= Material for the task =

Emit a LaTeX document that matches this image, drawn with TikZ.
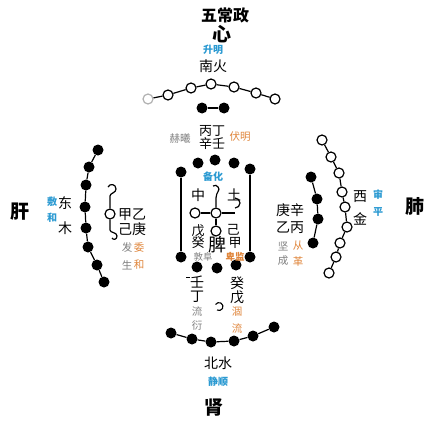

==

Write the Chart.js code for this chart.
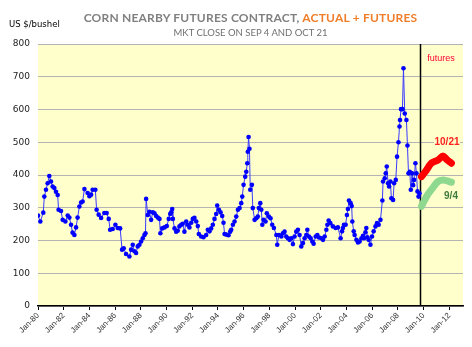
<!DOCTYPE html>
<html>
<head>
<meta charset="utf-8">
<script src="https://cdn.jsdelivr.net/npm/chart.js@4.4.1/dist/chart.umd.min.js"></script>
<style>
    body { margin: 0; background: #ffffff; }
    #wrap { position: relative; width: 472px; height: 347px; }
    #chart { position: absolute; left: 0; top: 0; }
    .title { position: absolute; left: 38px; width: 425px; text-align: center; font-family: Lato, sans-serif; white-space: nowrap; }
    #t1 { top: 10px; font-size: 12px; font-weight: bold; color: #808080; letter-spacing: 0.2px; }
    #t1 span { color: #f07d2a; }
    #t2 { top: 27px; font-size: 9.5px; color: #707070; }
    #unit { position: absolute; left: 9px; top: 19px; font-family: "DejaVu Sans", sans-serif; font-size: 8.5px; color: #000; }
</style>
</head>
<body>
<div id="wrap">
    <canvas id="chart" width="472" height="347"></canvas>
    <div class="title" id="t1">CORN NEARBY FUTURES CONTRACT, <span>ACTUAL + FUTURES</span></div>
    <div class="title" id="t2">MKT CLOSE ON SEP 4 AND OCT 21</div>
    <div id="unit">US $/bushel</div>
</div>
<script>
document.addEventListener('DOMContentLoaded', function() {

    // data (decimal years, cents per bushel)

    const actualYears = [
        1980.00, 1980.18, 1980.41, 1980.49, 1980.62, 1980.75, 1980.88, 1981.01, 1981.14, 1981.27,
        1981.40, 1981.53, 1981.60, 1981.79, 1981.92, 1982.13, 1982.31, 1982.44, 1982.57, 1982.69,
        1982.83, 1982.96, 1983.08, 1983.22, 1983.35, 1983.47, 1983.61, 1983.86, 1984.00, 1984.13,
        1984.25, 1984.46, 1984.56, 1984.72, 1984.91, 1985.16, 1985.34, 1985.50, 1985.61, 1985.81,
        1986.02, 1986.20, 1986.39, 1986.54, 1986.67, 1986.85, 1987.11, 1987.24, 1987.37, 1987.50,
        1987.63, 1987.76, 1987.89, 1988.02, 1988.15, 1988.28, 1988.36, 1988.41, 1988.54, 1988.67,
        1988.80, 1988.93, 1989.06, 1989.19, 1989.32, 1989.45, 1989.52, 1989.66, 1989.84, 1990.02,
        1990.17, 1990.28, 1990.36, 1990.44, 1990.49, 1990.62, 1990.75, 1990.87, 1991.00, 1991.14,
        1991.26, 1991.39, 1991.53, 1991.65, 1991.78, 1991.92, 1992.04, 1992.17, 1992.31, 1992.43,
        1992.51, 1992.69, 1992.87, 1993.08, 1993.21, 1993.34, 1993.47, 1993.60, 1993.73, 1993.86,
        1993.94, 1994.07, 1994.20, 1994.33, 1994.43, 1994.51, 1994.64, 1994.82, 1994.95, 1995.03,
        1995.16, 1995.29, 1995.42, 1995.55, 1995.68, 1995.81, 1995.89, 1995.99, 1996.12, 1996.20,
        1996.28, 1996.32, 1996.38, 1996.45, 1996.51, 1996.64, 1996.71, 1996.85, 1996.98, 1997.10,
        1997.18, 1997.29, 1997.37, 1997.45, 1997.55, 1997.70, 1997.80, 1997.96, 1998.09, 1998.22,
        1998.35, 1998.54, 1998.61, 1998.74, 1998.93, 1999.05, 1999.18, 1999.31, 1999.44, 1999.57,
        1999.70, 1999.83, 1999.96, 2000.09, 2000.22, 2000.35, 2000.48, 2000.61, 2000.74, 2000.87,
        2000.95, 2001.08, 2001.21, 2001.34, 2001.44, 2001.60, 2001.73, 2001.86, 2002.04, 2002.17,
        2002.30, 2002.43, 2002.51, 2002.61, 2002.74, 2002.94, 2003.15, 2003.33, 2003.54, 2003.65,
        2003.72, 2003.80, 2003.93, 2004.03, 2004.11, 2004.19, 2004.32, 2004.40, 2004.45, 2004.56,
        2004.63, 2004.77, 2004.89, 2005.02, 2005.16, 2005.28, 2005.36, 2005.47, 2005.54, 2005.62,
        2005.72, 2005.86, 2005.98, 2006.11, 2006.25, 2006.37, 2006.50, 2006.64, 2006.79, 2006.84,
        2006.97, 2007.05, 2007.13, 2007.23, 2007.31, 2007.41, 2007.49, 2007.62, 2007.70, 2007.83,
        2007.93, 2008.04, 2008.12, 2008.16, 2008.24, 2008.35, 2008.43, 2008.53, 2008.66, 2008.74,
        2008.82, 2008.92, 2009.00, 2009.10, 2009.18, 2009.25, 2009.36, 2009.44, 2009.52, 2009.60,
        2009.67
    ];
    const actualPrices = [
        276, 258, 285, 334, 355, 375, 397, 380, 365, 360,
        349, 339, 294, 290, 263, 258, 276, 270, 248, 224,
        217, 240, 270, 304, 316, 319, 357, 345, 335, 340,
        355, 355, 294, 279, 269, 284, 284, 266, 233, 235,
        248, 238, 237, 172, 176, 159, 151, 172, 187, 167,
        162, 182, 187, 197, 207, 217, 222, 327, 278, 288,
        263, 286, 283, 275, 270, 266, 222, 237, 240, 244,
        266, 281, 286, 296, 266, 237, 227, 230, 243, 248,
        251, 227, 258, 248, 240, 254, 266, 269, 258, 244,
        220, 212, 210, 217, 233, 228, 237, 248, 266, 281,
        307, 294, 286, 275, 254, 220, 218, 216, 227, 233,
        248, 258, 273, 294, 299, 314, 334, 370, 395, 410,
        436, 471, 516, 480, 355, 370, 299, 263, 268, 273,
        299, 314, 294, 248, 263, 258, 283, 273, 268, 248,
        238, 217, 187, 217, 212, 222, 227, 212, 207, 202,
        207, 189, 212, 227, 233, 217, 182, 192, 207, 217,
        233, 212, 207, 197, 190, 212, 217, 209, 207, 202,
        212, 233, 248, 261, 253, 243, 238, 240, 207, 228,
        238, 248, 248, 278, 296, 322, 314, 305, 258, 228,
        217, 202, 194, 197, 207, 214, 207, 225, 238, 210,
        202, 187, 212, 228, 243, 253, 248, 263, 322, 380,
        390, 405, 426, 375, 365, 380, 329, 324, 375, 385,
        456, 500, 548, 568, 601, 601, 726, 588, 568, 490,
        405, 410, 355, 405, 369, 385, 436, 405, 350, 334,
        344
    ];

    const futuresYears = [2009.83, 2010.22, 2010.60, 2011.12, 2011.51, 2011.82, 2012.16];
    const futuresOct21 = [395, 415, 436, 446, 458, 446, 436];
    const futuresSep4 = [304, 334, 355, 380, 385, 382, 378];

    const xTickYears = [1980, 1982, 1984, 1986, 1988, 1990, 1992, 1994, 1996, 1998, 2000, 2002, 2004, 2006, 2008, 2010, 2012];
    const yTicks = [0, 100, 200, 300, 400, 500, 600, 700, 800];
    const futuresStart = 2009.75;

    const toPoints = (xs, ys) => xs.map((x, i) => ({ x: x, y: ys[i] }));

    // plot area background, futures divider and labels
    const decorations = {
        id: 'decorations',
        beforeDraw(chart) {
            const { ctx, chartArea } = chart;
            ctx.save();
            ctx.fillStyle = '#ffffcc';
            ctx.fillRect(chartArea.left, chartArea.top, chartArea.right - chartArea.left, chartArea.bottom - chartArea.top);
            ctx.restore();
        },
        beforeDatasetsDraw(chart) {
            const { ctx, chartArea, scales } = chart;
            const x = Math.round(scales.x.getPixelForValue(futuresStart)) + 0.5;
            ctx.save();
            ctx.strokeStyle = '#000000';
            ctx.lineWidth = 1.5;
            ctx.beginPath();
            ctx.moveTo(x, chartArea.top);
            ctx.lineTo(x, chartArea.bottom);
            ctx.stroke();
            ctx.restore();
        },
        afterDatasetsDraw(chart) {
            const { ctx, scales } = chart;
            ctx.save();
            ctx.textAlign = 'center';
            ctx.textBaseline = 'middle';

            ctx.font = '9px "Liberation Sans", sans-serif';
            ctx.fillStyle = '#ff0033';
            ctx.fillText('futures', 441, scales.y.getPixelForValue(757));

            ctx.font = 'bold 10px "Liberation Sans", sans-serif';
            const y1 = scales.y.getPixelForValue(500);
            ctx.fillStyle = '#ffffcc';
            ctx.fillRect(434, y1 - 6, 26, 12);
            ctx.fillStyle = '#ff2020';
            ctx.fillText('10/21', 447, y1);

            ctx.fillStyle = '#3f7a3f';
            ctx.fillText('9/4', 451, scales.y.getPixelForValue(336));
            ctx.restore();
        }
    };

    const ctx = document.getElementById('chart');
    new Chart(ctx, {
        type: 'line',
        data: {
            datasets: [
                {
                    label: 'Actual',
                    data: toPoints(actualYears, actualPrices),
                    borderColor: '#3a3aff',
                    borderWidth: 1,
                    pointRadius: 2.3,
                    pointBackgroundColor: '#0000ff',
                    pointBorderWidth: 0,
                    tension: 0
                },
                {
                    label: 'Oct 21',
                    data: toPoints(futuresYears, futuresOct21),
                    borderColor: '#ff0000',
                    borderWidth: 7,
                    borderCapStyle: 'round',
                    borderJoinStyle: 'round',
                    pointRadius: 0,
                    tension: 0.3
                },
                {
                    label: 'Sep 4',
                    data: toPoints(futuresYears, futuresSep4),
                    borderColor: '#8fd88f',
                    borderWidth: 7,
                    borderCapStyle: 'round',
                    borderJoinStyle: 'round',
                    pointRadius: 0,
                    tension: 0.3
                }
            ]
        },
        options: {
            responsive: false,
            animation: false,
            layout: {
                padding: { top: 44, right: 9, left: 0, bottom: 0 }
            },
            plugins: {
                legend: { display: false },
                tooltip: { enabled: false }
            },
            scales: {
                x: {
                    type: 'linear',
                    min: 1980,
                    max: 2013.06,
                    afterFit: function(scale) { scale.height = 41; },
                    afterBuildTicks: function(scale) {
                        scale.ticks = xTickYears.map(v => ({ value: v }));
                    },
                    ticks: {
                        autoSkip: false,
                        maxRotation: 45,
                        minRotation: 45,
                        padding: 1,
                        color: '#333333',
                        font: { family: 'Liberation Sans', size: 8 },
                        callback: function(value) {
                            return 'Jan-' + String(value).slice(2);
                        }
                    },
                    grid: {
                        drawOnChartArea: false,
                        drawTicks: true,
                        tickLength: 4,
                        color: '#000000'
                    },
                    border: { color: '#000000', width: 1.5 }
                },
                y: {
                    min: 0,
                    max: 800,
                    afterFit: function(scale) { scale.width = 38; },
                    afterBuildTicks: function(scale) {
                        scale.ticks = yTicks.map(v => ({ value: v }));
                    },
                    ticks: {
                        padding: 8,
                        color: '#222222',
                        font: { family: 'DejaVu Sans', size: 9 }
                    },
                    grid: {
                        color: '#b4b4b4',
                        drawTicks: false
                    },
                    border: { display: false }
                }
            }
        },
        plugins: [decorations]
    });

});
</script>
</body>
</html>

= Your objective =
Leave out the pictures and give again exactly the lines from the one with "Write the Chart.js code for this chart." through the one with "cents per bushel)", and no others.

= Solution for this exercise =
Write the Chart.js code for this chart.
<!DOCTYPE html>
<html>
<head>
<meta charset="utf-8">
<script src="https://cdn.jsdelivr.net/npm/chart.js@4.4.1/dist/chart.umd.min.js"></script>
<style>
    body { margin: 0; background: #ffffff; }
    #wrap { position: relative; width: 472px; height: 347px; }
    #chart { position: absolute; left: 0; top: 0; }
    .title { position: absolute; left: 38px; width: 425px; text-align: center; font-family: Lato, sans-serif; white-space: nowrap; }
    #t1 { top: 10px; font-size: 12px; font-weight: bold; color: #808080; letter-spacing: 0.2px; }
    #t1 span { color: #f07d2a; }
    #t2 { top: 27px; font-size: 9.5px; color: #707070; }
    #unit { position: absolute; left: 9px; top: 19px; font-family: "DejaVu Sans", sans-serif; font-size: 8.5px; color: #000; }
</style>
</head>
<body>
<div id="wrap">
    <canvas id="chart" width="472" height="347"></canvas>
    <div class="title" id="t1">CORN NEARBY FUTURES CONTRACT, <span>ACTUAL + FUTURES</span></div>
    <div class="title" id="t2">MKT CLOSE ON SEP 4 AND OCT 21</div>
    <div id="unit">US $/bushel</div>
</div>
<script>
document.addEventListener('DOMContentLoaded', function() {

    // data (decimal years, cents per bushel)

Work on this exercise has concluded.